The utility of a large government expenditure, for the purpose of encouraging industry, is no longer maintained. Taxes are not now esteemed to be like the dews of heaven, which return in prolific showers. It is no longer supposed that you benefit the producer by taking his money, provided that you give it to him again in exchange for his goods. There is nothing which impresses a person of reflection with a stronger sense of the shallowness of the political reasoning of the last two centuries, than the general reception so long given to a doctrine which, if it proves anything, proves that the more you take from the pockets of the people to spend on your own pleasures, the richer they grow: that the man who steals money out of a shop, provided that he expends it all again at the same shop, is a public benefactor to the tradesman whom he robs, and that the same operation, repeated sufficiently often, would make the tradesman a fortune.

Now Mill was only pointing out — more eloquently than most, I might add — what every competent pre-Keynesian economist knew to be a fact. However, it did not just stop with this biting commentary. Mill also made clear the classical and perfectly correct view of how spending and real wage are related when he wrote that the “demand for commodities [meaning consumer goods] is not the demand for labour”:

I apprehend that if by demand for labour be meant the demand by which wages are raised, or the number of labourers in employment be increased, demand for commodities does not constitute demand for labour. I conceive that a person who buys commodities and consumes them himself, does no good to the labouring classes; and that it is only by what he abstains form consuming, and expends in direct payments to labourers in exchange for labour, that he benefits the harbouring classes, or adds anything to the amount of their employment. (Principles of Political Economy, 1848).

In other words, consumption spending does absolutely nothing to raise the marginal productivity of labour. In fact, increasing consumption at the expense of the capital structure would eventually reduce real wages and hence living standards, irrespective of the number of firms or the level of government spending.

It should be obvious that there is no economic justification for Victorians — or the citizens of any other state or country — to be taxed to support sporting events. Let supporters of these events find the money to fund their own pleasures and let their fellow citizens do with their own money as they see fit.

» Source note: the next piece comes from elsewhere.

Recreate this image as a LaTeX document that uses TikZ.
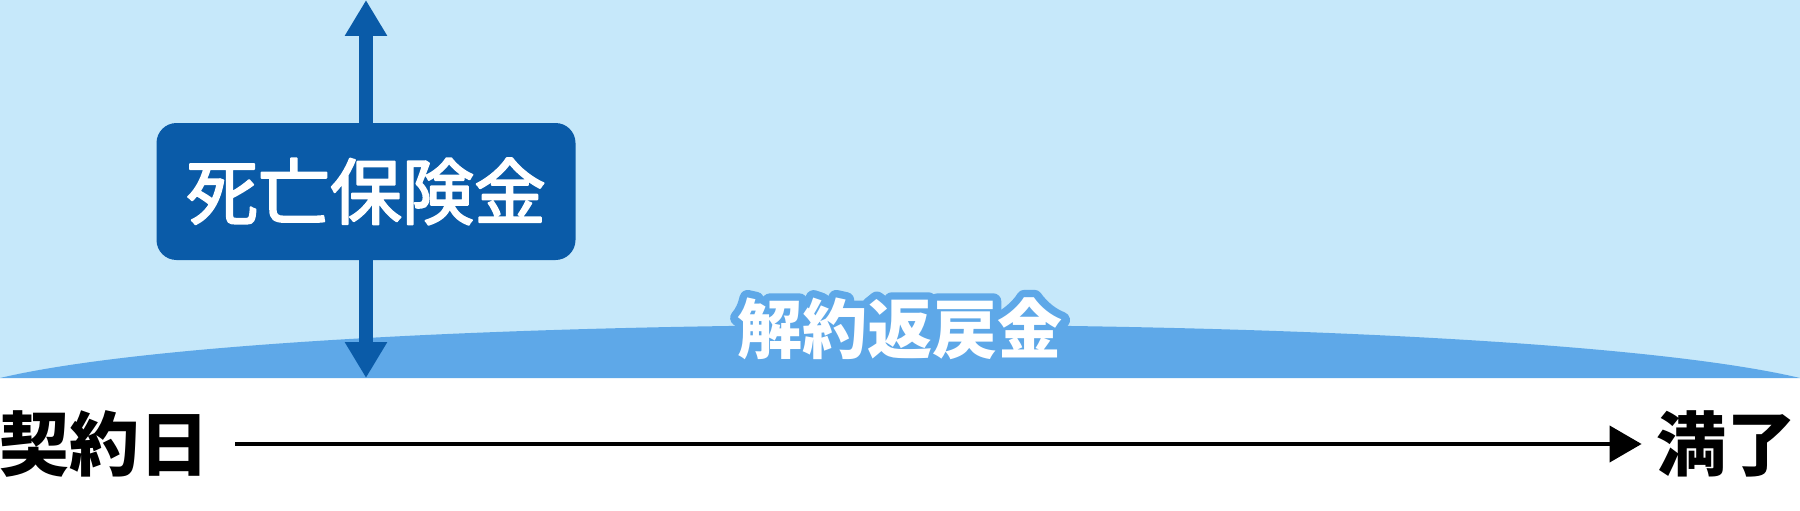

Note: Unsold tickets and out-of-control costs strongly suggest that the Games could also turn into a political fiasco. Unfortunately for Victorians the Liberal Party apparently refuses to expose Bracks’ incompetence. What gives here?

Note: There have been numerous proto-Keynesians, William Petty (1623-1687) and Bernard de Mandeville (1670-1733) stand out in particular. They were mercantilists who believed that spending on public spectacles and consumption promoted economic development. Mandeville even praised the Great Fire of London for creating employment and promoting the trades. (The Fable of the Bees, 1714). As we can see, Bracks and his economic advisers are not breaking new economic ground.

*Strictly speaking, the Keynesian approach assumes a fall in aggregate spending can be caused by a drop in investment. However, most commentators have come to assume that consumption spending is the real problem.